A drunk stumbled through the double doors separating the bar from the backroom that was the Old Reliable Theatre, and the entire audience believed he was out-of-his-gourd wasted. What followed was an outrageously hilarious gem that put Off-Off-Broadway on notice: gifted playwright Guy Gauthier didn’t recognize anything as off-limits. His work came to us from a heightened, if eccentric plane.
Born in Winnipeg, Manitoba and living in New York City since 1969, Guy’s plays have been performed at Playwrights’ Horizons, Judson Poets Theatre, New Theatre Workshop, New York Theatre Ensemble and The Cubiculo, as well as at The Old Reliable, and in Montreal, Winnipeg, Turkey, and in Oklahoma City. He also writes in French in which he recently completed a full-length play about the poet Baudelaire.
Previously published plays include Ego Fatigue (The Smith, as part of The Scene Award Series), The Green Man and The Red Lady (Breakthrough Press). Water & Earth, a journal was published by Impassio Press, with sections also published online by iUniverse inDarkness and Light, and 9/11 Journal in The Diarist’s Journal. His French-language Journal 5.1 was published by Les Editions du Blé, Saint-Boniface, Canada.
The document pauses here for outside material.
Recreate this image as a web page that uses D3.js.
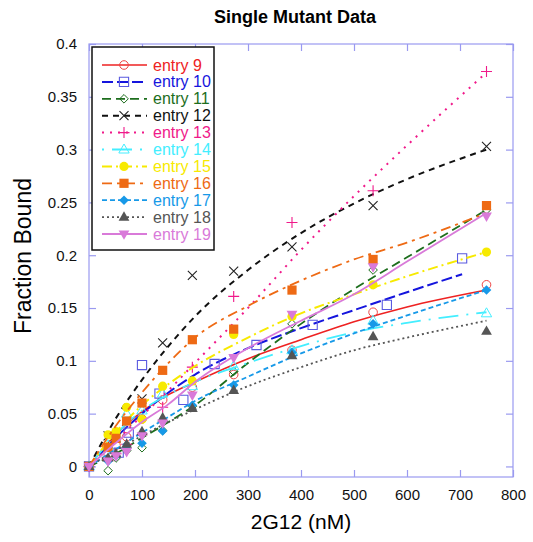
<!DOCTYPE html>
<html><head><meta charset="utf-8">
<script src="https://cdn.jsdelivr.net/npm/d3@7"></script>
<style>body{margin:0;background:#fff}svg{display:block}text{font-family:"Liberation Sans",Arial,sans-serif}</style>
</head><body>
<svg id="c" width="533" height="542"></svg>
<script>
// ---- data ----
const seriesNames = ["entry 9","entry 10","entry 11","entry 12","entry 13","entry 14","entry 15","entry 16","entry 17","entry 18","entry 19"];
const xMain = [0, 36, 51, 71, 100, 139, 195, 273, 383, 536, 750];
const x10   = [0, 56, 75, 100, 133, 178, 237, 316, 422, 562, 704];
const y9  = [0, 0.012, 0.020, 0.028, 0.045, 0.063, 0.075, 0.087, 0.110, 0.146, 0.172];
const y10 = [0, 0.013, 0.032, 0.096, 0.069, 0.063, 0.097, 0.115, 0.134, 0.153, 0.197];
const y11 = [0, -0.004, 0.008, 0.015, 0.0177, 0.034, 0.057, 0.090, 0.135, 0.186, 0.243];
const y12 = [0, 0.029, 0.027, 0.043, 0.064, 0.117, 0.181, 0.185, 0.208, 0.247, 0.303];
const y13 = [0, 0.006, 0.012, 0.021, 0.030, 0.056, 0.094, 0.161, 0.231, 0.261, 0.374];
const y14 = [0, 0.020, 0.030, 0.050, 0.053, 0.069, 0.076, 0.095, 0.110, 0.138, 0.145];
const y15 = [0, 0.030, 0.033, 0.056, 0.0446, 0.076, 0.081, 0.125, 0.142, 0.172, 0.203];
const y16 = [0, 0.018, 0.0266, 0.043, 0.060, 0.091, 0.120, 0.130, 0.167, 0.196, 0.247];
const y17 = [0, 0.005, 0.010, 0.017, 0.022, 0.0335, 0.058, 0.077, 0.108, 0.135, 0.167];
const y18 = [0, 0.008, 0.012, 0.021, 0.033, 0.046, 0.055, 0.072, 0.105, 0.123, 0.128];
const y19 = [0, 0.005, 0.010, 0.014, 0.029, 0.041, 0.0675, 0.103, 0.144, 0.189, 0.237];
// fitted curves
const fitX   = [0, 50, 100, 150, 200, 300, 400, 500, 600, 750];
const fitX10 = [0, 50, 100, 150, 200, 300, 400, 500, 600, 704];
const fit9  = [0, 0.030, 0.052, 0.068, 0.080, 0.102, 0.120, 0.137, 0.151, 0.167];
const fit10 = [0, 0.027, 0.050, 0.070, 0.087, 0.112, 0.131, 0.148, 0.165, 0.182];
const fit11 = [0, 0.012, 0.027, 0.042, 0.058, 0.098, 0.135, 0.168, 0.198, 0.243];
const fit12 = [0, 0.045, 0.082, 0.114, 0.142, 0.186, 0.221, 0.249, 0.272, 0.300];
const fit13 = [0, 0.024, 0.048, 0.072, 0.098, 0.150, 0.205, 0.256, 0.304, 0.373];
const fit14 = [0, 0.030, 0.053, 0.068, 0.080, 0.098, 0.114, 0.127, 0.136, 0.146];
const fit15 = [0, 0.032, 0.058, 0.078, 0.095, 0.122, 0.145, 0.163, 0.180, 0.203];
const fit16 = [0, 0.038, 0.070, 0.098, 0.122, 0.152, 0.176, 0.196, 0.212, 0.240];
const fit17 = [0, 0.016, 0.032, 0.047, 0.062, 0.085, 0.107, 0.126, 0.143, 0.167];
const fit18 = [0, 0.015, 0.029, 0.042, 0.054, 0.076, 0.094, 0.110, 0.122, 0.138];
const fit19 = [0, 0.022, 0.042, 0.059, 0.080, 0.112, 0.138, 0.163, 0.194, 0.240];
const xTicks = [0,100,200,300,400,500,600,700,800];
const yTicks = [0,0.05,0.1,0.15,0.2,0.25,0.3,0.35,0.4];

// ---- styles ----
const colors = ["#ee2222","#1515dd","#1d6e1d","#111111","#f0198a","#44eeff","#f7ea00","#ee6a14","#1799e8","#555555","#d97ad9"];
const markerColors = ["#ee4444","#5a5ae0","#1d6e1d","#222222","#f0198a","#44eeff","#f7ea00","#ee6a14","#1799e8","#555555","#d97ad9"];
const dashes = [null,"11,4","9,5","6,5","2,6","2,8,20,8","10,4,2,4","10,5,3,5","5,3","2,3",null];
const widths = [1.6,2,1.8,2,2,1.8,2,1.8,1.8,1.8,1.8];
const markers = ["circle","square","diamond","x","plus","triUp","dot","fsquare","fdiamond","ftriUp","ftriDown"];

const xs = [xMain,x10,xMain,xMain,xMain,xMain,xMain,xMain,xMain,xMain,xMain];
const ys = [y9,y10,y11,y12,y13,y14,y15,y16,y17,y18,y19];
const fxs = [fitX,fitX10,fitX,fitX,fitX,fitX,fitX,fitX,fitX,fitX,fitX];
const fys = [fit9,fit10,fit11,fit12,fit13,fit14,fit15,fit16,fit17,fit18,fit19];

const svg = d3.select("#c");
const L=89, R=513, T=44, B=477;
const x = d3.scaleLinear().domain([0,800]).range([L,R]);
const y = d3.scaleLinear().domain([-0.01,0.4]).range([B,T]);
const frameColor = "#9a9af0";

// frame & ticks
svg.append("rect").attr("x",L).attr("y",T).attr("width",R-L).attr("height",B-T)
  .attr("fill","none").attr("stroke",frameColor).attr("stroke-width",1.2);
const gx = svg.append("g").attr("transform",`translate(0,${B})`)
  .call(d3.axisBottom(x).tickValues(xTicks).tickSize(-7).tickPadding(12).tickFormat(d3.format("d")));
const gxt = svg.append("g").attr("transform",`translate(0,${T})`)
  .call(d3.axisTop(x).tickValues(xTicks).tickSize(-7).tickFormat(""));
const gy = svg.append("g").attr("transform",`translate(${L},0)`)
  .call(d3.axisLeft(y).tickValues(yTicks).tickSize(-7).tickPadding(12).tickFormat(d=>d===0?"0":d3.format("")(+d.toFixed(2))));
const gyr = svg.append("g").attr("transform",`translate(${R},0)`)
  .call(d3.axisRight(y).tickValues(yTicks).tickSize(-7).tickFormat(""));
[gx,gxt,gy,gyr].forEach(g=>{
  g.select(".domain").remove();
  g.selectAll(".tick line").attr("stroke",frameColor).attr("stroke-width",1.2);
  g.selectAll(".tick text").attr("font-size",15).attr("fill","#111").attr("font-family","Liberation Sans, Arial, sans-serif");
});

// titles
svg.append("text").attr("x",295).attr("y",23).attr("text-anchor","middle")
  .attr("font-size",18).attr("font-weight","bold").text("Single Mutant Data");
svg.append("text").attr("x",301).attr("y",529).attr("text-anchor","middle")
  .attr("font-size",21).text("2G12 (nM)");
svg.append("text").attr("transform","translate(31,256) rotate(-90)").attr("text-anchor","middle")
  .attr("font-size",23).text("Fraction Bound");

function marker(g, type, color){
  const s=4.6;
  let p;
  switch(type){
    case "circle": return g.append("circle").attr("r",4.3).attr("fill","none").attr("stroke",color).attr("stroke-width",1);
    case "dot": return g.append("circle").attr("r",4.6).attr("fill",color).attr("stroke","none");
    case "square": p=`M${-s},${-s}H${s}V${s}H${-s}Z`; return g.append("path").attr("d",p).attr("fill","none").attr("stroke",color).attr("stroke-width",1.1);
    case "fsquare": p=`M${-s},${-s}H${s}V${s}H${-s}Z`; return g.append("path").attr("d",p).attr("fill",color);
    case "diamond": p="M0,-4.3L4.3,0L0,4.3L-4.3,0Z"; return g.append("path").attr("d",p).attr("fill","none").attr("stroke",color).attr("stroke-width",1);
    case "fdiamond": p="M0,-4.8L4.8,0L0,4.8L-4.8,0Z"; return g.append("path").attr("d",p).attr("fill",color);
    case "x": p="M-4.5,-4.5L4.5,4.5M-4.5,4.5L4.5,-4.5"; return g.append("path").attr("d",p).attr("stroke",color).attr("stroke-width",1.1).attr("fill","none");
    case "plus": p="M-5.5,0H5.5M0,-5.5V5.5"; return g.append("path").attr("d",p).attr("stroke",color).attr("stroke-width",1.1).attr("fill","none");
    case "triUp": p="M0,-5.5L5.2,3.5L-5.2,3.5Z"; return g.append("path").attr("d",p).attr("fill","none").attr("stroke",color).attr("stroke-width",1);
    case "ftriUp": p="M0,-5.8L5.4,3.6L-5.4,3.6Z"; return g.append("path").attr("d",p).attr("fill",color);
    case "ftriDown": p="M0,5.8L5.4,-3.6L-5.4,-3.6Z"; return g.append("path").attr("d",p).attr("fill",color);
  }
}

const line = d3.line().x(d=>x(d[0])).y(d=>y(d[1])).curve(d3.curveMonotoneX);
const plot = svg.append("g");
seriesNames.forEach((name,i)=>{
  const pts = fxs[i].map((v,k)=>[v,fys[i][k]]);
  const path = plot.append("path").datum(pts).attr("d",line).attr("fill","none")
    .attr("stroke",colors[i]).attr("stroke-width",widths[i]).attr("stroke-linecap","butt");
  if(dashes[i]) path.attr("stroke-dasharray",dashes[i]);
  xs[i].forEach((xv,k)=>{
    const yv = ys[i][k];
    if(yv==null) return;
    const g = plot.append("g").attr("transform",`translate(${x(xv)},${y(yv)})`);
    marker(g, markers[i], markerColors[i]);
  });
});

// legend
const lg = svg.append("g");
lg.append("rect").attr("x",92).attr("y",47).attr("width",122).attr("height",203)
  .attr("fill","#fff").attr("stroke","#111").attr("stroke-width",1.5);
const legY = d3.scaleLinear().domain([0,10]).range([65,234]);
seriesNames.forEach((name,i)=>{
  const yy = legY(i);
  const ln = lg.append("line").attr("x1",102).attr("x2",147).attr("y1",yy).attr("y2",yy)
    .attr("stroke",colors[i]).attr("stroke-width",widths[i]);
  if(dashes[i]) ln.attr("stroke-dasharray",dashes[i]);
  marker(lg.append("g").attr("transform",`translate(124,${yy})`), markers[i], markerColors[i]);
  lg.append("text").attr("x",153).attr("y",yy+5.5).attr("font-size",16).attr("fill",colors[i]).text(name);
});
</script>
</body></html>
Guy Gauthier notes that he has never won a Nobel Prize, a Pulitzer Prize, a Tony or an OBIE, but Guy has won the laughter and the hearts of many audiences. He is not sure what to do with the hearts.
F… ! and Drinking at the Falls
Two short plays from the late 60s/early 70s set in and exemplifying that extraordinary period.
F… !
Oe-act comedy 3m 1f
A long-haired young man tries to peddle his peace- mongering papers in a conservative barbershop. When he has been run off, the peace goes to pieces. A deliciously wry comment on the sensibilities of the time.
Drinking at the Falls
One-act comedy 5m 1f
Go-Go dancers wearing G-strings and pasties danced in oversized birdcages for the prurient pleasure of bar patrons. Bouncers were on hand to ensure the dancers’ safety. It is doubtful anyone was ready for such an over-the-top drunk as bursts into Drinking at the Falls. Wasted beyond redemption, he takes on bouncer, Go-Go girl, imaginary warships, any vestige of common sense, sobriety or even reality. Possibly the most hilariously outrageous play ever performed in Off-Off’s early years—years that saw a great deal of outrageousness, on stage, in the streets and throughout the world. A very savvy audience found the play side-splitting funny.
Performed as a double bill, F…! and Drinking at the Falls remain among the fondest of memories from Off-Off-Broadway’s Golden Years.